Bien sûr, le don de bienfaisance fait partie intégrante de nombreuses stratégies de planification fiscale et successorale, particulièrement intéressantes pour les clients plus riches. Souvent, les clients fortunés pensent au départ à la philanthropie comme un moyen de réduire leurs impôts, mais ils éprouvent très vite davantage de satisfaction à long terme dans l’impression de changer les choses dans le monde grâce à leur don de bienfaisance.
«Pour beaucoup de familles, dit Tony Maiorino, [le don de bienfaisance] commence en étant motivé par les avantages fiscaux et se termine par la joie de l’action philanthropique.»
Nourrir la relation professionnelle
Ainsi, les conseillers qui guident et conseillent leurs clients en matière de don de bienfaisance se placent en position de bâtir des relations plus profondes et plus durables avec leurs clients fortunés.
«Vous accédez vraiment au coeur de l’identité d’une personne et de ses expériences de la vie, et ceci, en soi – en y allant étape par étape avec le client [sur le plan de ses valeurs] – va bâtir la confiance», dit Craig Hughes.
Sara Gilbert, fondatrice de Strategist(e) Développement des affaires, ajoute : «Avoir un but est un besoin humain fondamental. [Les discussions sur] le don de bienfaisance mènent à la question « Où voulez-vous changer les choses ? » C’est là où les conseillers ont avec les clients des conversations totalement différentes de celles qui portent sur les portefeuilles de placements.»

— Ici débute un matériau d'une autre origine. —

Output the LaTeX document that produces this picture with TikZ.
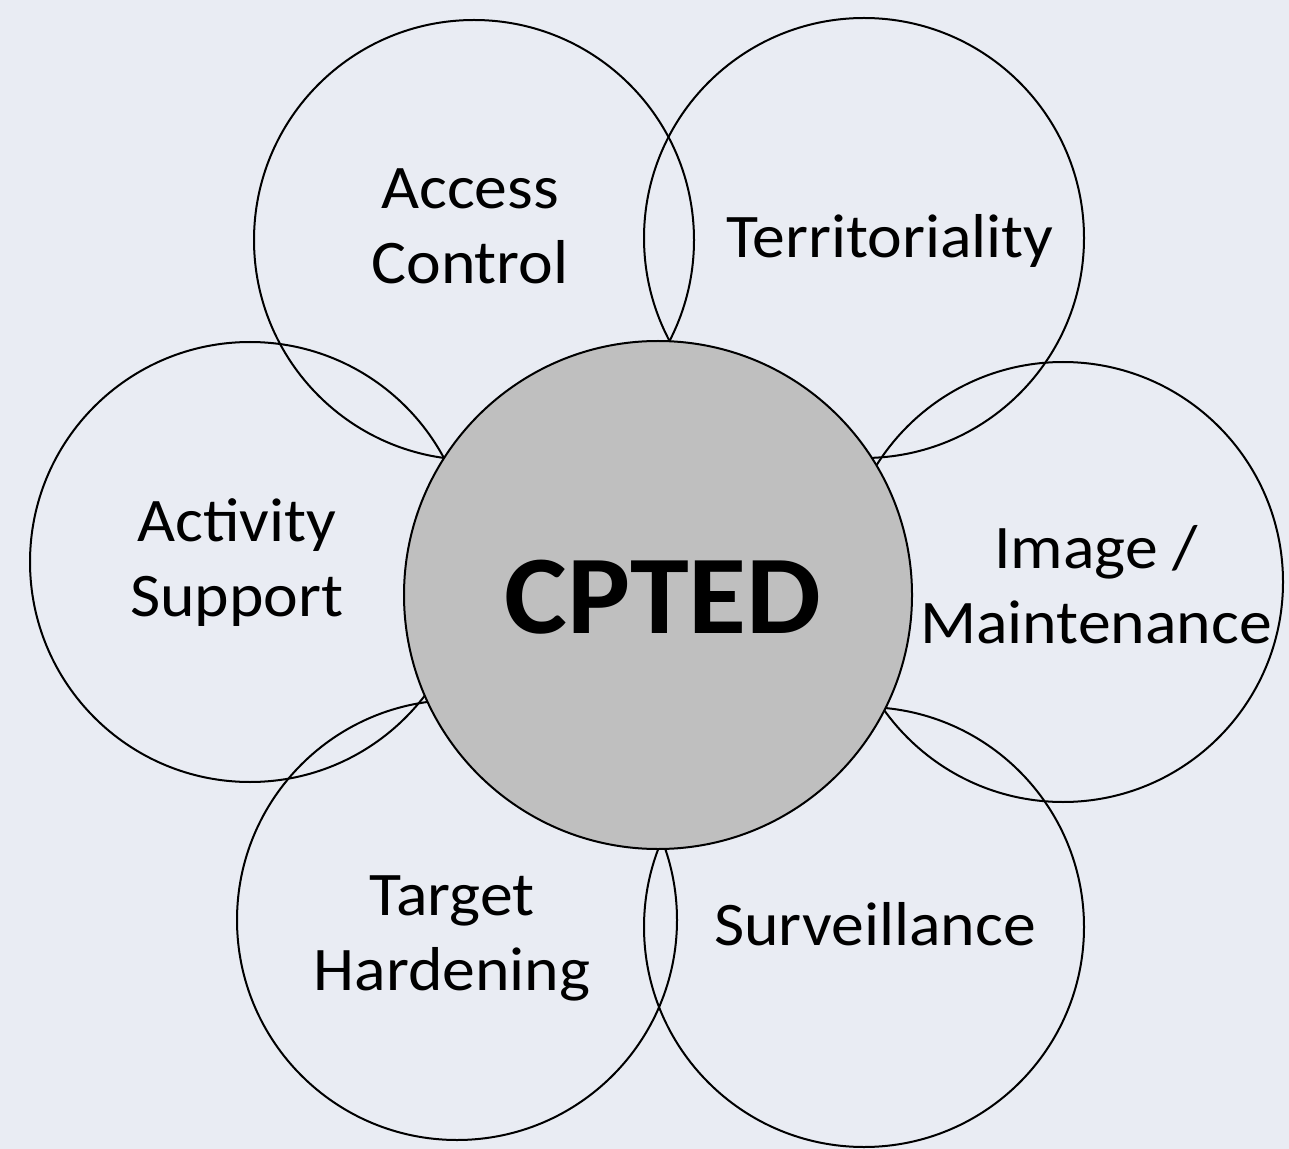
\documentclass[tikz,border=0pt]{standalone}
\usepackage{fontspec}
\setmainfont{Carlito}[FakeStretch=1.06]
\definecolor{bg}{HTML}{E9ECF3}
\definecolor{core}{HTML}{BFBFBF}
\begin{document}
\begin{tikzpicture}[x=0.5pt,y=-0.5pt,
 petal/.style={circle,draw=black,line width=1pt,minimum size=220pt,inner sep=0pt},
 hub/.style={circle,draw=black,fill=core,line width=1pt,minimum size=254pt,inner sep=0pt},
 lbl/.style={align=center,inner sep=0pt,font=\fontsize{31}{37.5}\selectfont},
 hublbl/.style={inner sep=0pt,font=\fontsize{56}{60}\selectfont\bfseries}]
\fill[bg] (0,0) rectangle (1289,1149);
\useasboundingbox (0,0) rectangle (1289,1149);
\node[petal] (ac) at (474,240) {};
\node[petal] (te) at (864,238) {};
\node[petal] (as) at (250,562) {};
\node[petal] (im) at (1063,582) {};
\node[petal] (th) at (457,920) {};
\node[petal] (su) at (864,927) {};
\node[hub] (cp) at (658,595) {};
\node[lbl] (acl) at (470,226) {Access\\Control};
\node[lbl] (tel) at (890,241) {Territoriality};
\node[lbl] (asl) at (237,563) {Activity\\Support};
\node[lbl] (iml) at (1096,585) {Image /\\Maintenance};
\node[lbl] (thl) at (452,938) {Target\\Hardening};
\node[lbl] (sul) at (875,924) {Surveillance};
\node[hublbl] (cpl) at (663,597) {CPTED};
\end{tikzpicture}
\end{document}
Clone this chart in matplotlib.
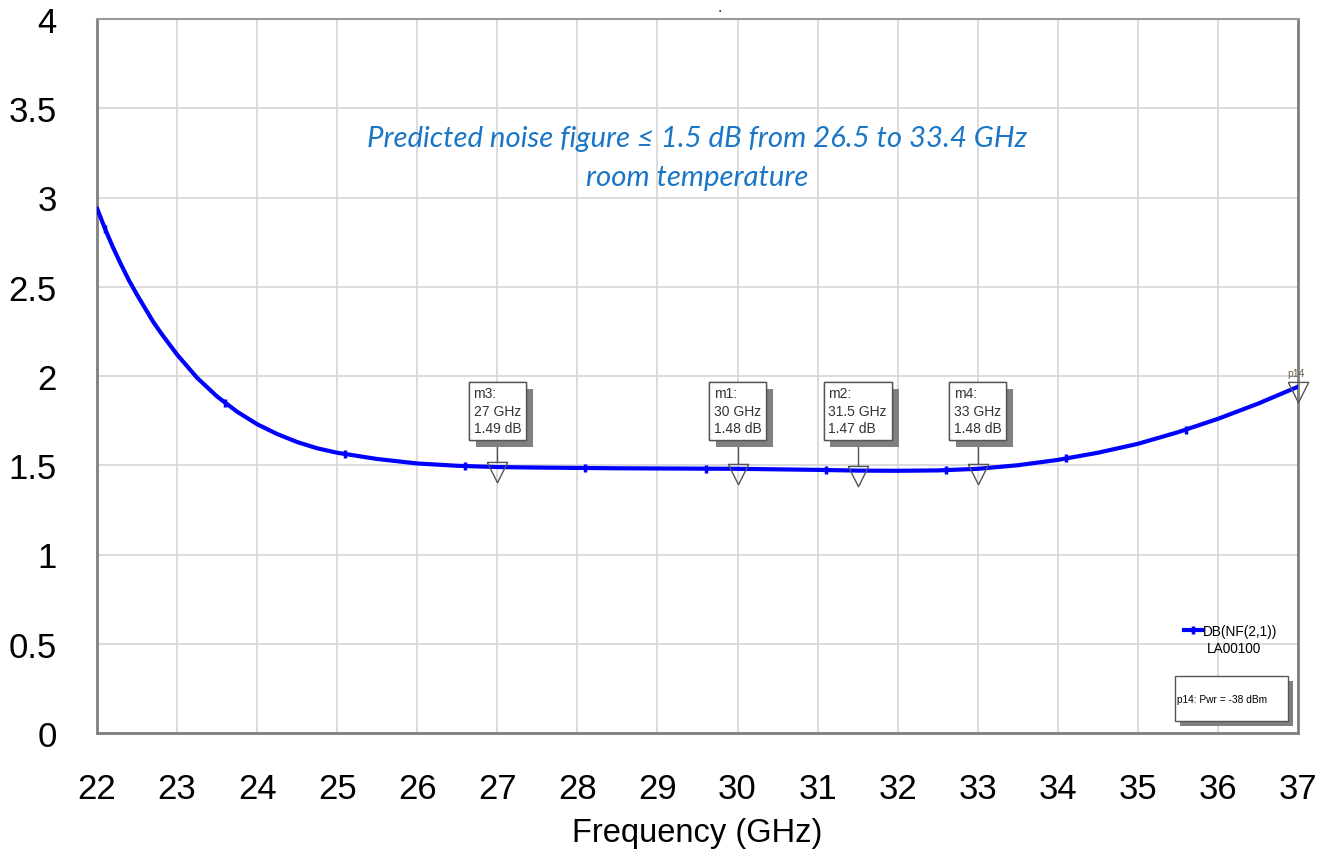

Craig Hughes dit qu’il adopte une approche proactive pour parler du sujet du don de bienfaisance avec ses clients. Il l’aborde avec eux au cours du processus de planification financière de sa firme.
Si un client a plus que suffisamment d’argent pour les besoins de sa famille, il y a là une occasion de parler de don de bienfaisance, dit Craig Hughes, non seulement en termes de planification fiscale et successorale, mais en partie pour aider le client à affirmer ses valeurs.
«Le don monétaire à un organisme caritatif offre un énorme rendement de l’investissement [pour le client] et ce rendement ne peut pas s’évaluer en dollars», dit Craig Hughes.
Aux clients qui n’ont pas pensé au don de bienfaisance auparavant, Craig Hughes suggère de commencer par faire des dons modestes. Il fait ensuite un suivi quelques mois plus tard pour voir comment ils se sentent par rapport au don qu’ils ont fait et vérifier s’ils pourraient vouloir faire davantage.
«Chacun se situe quelque part sur l’échelle [du don de bienfaisance], dit Craig Hughes. [À titre de conseiller], vous devez trouver où. C’est malgré tout une conversation importante parce tout le monde veut finir sa vie de façon positive. La plupart des gens ne savent simplement pas comment.»
L’étude en ligne sur la Zone de confort financier a sondé jusqu’ici 34 500 Canadiens. Le sondage vise à explorer les relations entre le conseil financier, le bien-être financier et la satisfaction globale de la vie dans la société canadienne. Les Canadiens sont sondés tous les mois, et le nombre de personnes sondées augmentera chaque mois.
L’étude de Credo Consulting présente des tendances quant au profil des clients les plus enclins à effectuer un don de bienfaisance. En voici quelques-unes.
Les femmes accordent une plus grande importance aux dons de bienfaisance que les hommes, note Credo : «En tout, 53 % de toutes les personnes qui considèrent que les dons de bienfaisance ont une grande importance étaient des femmes.»
Les Québécois accordent une importance plus grande aux dons que les Ontariens ou les répondants résidant dans d’autres régions du pays. Il est intriguant que les Québécois soient cependant moins enclins que les autres à être d’accord avec l’affirmation «Je devrais donner davantage aux organismes de bienfaisance», d’après Credo. «Il y a deux interprétations potentielles : ils donnent déjà à des oeuvres de bienfaisance et ne se sentent donc pas obligés de donner davantage, ou il existe une certaine dissonance cognitive entre l’importance de la question en termes financiers et leur responsabilité personnelle. Notre enquête ne recueille pas d’informations sur les montants versés à des oeuvres caritatives. Il n’y a donc aucun moyen de comparer sur cette base.»
Les clients qui accordent le plus d’importance aux dons de bienfaisance sont ceux de la tranche d’âge des 65 ans et plus, suivie de celle des 18 à 24 ans. «Ces données racontent une histoire intéressante sur les stades de vie d’un individu. Lorsque vous êtes plus jeune, vous êtes plus susceptible de considérer les dons de bienfaisance comme importants. À mesure que vous vieillissez et que vos responsabilités changent, les dons caritatifs deviennent moins importants jusqu’à ce que vous approchiez de la retraite ou du décès, moment où cela devient un élément beaucoup plus important», note Credo.
Les répondants qui ont obtenu un diplôme universitaire estiment qu’ils devraient donner davantage à des organismes de bienfaisance, en moyenne, que leurs homologues moins éduqués. Les premiers accordent également une importance plus grande aux dons caritatifs que les seconds, d’après l’étude.